* BEGIN Source material *
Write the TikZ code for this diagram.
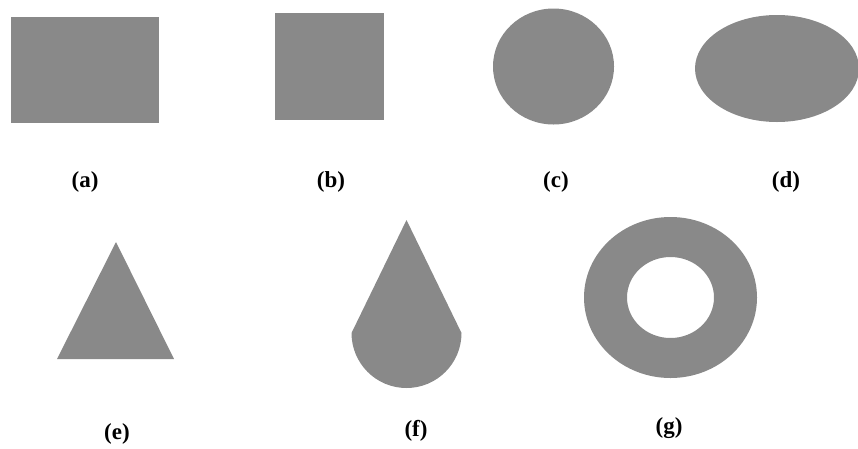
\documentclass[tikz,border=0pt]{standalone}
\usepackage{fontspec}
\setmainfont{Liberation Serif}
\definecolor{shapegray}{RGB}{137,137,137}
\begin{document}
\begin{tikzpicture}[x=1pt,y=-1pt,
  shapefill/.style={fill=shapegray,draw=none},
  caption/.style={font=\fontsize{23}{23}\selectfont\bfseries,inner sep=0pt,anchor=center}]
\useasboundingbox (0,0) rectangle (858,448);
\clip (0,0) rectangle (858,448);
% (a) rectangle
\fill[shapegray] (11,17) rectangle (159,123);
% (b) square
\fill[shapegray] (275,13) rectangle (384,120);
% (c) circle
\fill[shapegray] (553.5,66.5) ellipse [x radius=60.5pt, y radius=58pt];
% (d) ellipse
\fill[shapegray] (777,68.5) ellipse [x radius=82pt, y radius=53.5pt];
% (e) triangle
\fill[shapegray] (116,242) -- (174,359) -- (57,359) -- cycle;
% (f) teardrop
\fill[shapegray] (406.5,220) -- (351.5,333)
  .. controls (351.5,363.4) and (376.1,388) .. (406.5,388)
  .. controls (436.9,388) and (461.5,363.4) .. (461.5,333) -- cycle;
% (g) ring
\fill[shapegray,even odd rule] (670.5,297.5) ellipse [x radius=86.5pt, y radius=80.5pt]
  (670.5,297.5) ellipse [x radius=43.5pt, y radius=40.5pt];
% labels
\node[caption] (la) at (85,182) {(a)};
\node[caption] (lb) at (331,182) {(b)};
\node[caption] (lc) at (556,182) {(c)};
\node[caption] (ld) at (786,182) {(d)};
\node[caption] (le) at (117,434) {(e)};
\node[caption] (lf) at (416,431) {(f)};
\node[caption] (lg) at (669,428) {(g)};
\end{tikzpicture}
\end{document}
* END Source material *
The exercise:
Reproduce the whole listing above word for word, but not its pictures.

Task answer:
Write the TikZ code for this diagram.
\documentclass[tikz,border=0pt]{standalone}
\usepackage{fontspec}
\setmainfont{Liberation Serif}
\definecolor{shapegray}{RGB}{137,137,137}
\begin{document}
\begin{tikzpicture}[x=1pt,y=-1pt,
  shapefill/.style={fill=shapegray,draw=none},
  caption/.style={font=\fontsize{23}{23}\selectfont\bfseries,inner sep=0pt,anchor=center}]
\useasboundingbox (0,0) rectangle (858,448);
\clip (0,0) rectangle (858,448);
% (a) rectangle
\fill[shapegray] (11,17) rectangle (159,123);
% (b) square
\fill[shapegray] (275,13) rectangle (384,120);
% (c) circle
\fill[shapegray] (553.5,66.5) ellipse [x radius=60.5pt, y radius=58pt];
% (d) ellipse
\fill[shapegray] (777,68.5) ellipse [x radius=82pt, y radius=53.5pt];
% (e) triangle
\fill[shapegray] (116,242) -- (174,359) -- (57,359) -- cycle;
% (f) teardrop
\fill[shapegray] (406.5,220) -- (351.5,333)
  .. controls (351.5,363.4) and (376.1,388) .. (406.5,388)
  .. controls (436.9,388) and (461.5,363.4) .. (461.5,333) -- cycle;
% (g) ring
\fill[shapegray,even odd rule] (670.5,297.5) ellipse [x radius=86.5pt, y radius=80.5pt]
  (670.5,297.5) ellipse [x radius=43.5pt, y radius=40.5pt];
% labels
\node[caption] (la) at (85,182) {(a)};
\node[caption] (lb) at (331,182) {(b)};
\node[caption] (lc) at (556,182) {(c)};
\node[caption] (ld) at (786,182) {(d)};
\node[caption] (le) at (117,434) {(e)};
\node[caption] (lf) at (416,431) {(f)};
\node[caption] (lg) at (669,428) {(g)};
\end{tikzpicture}
\end{document}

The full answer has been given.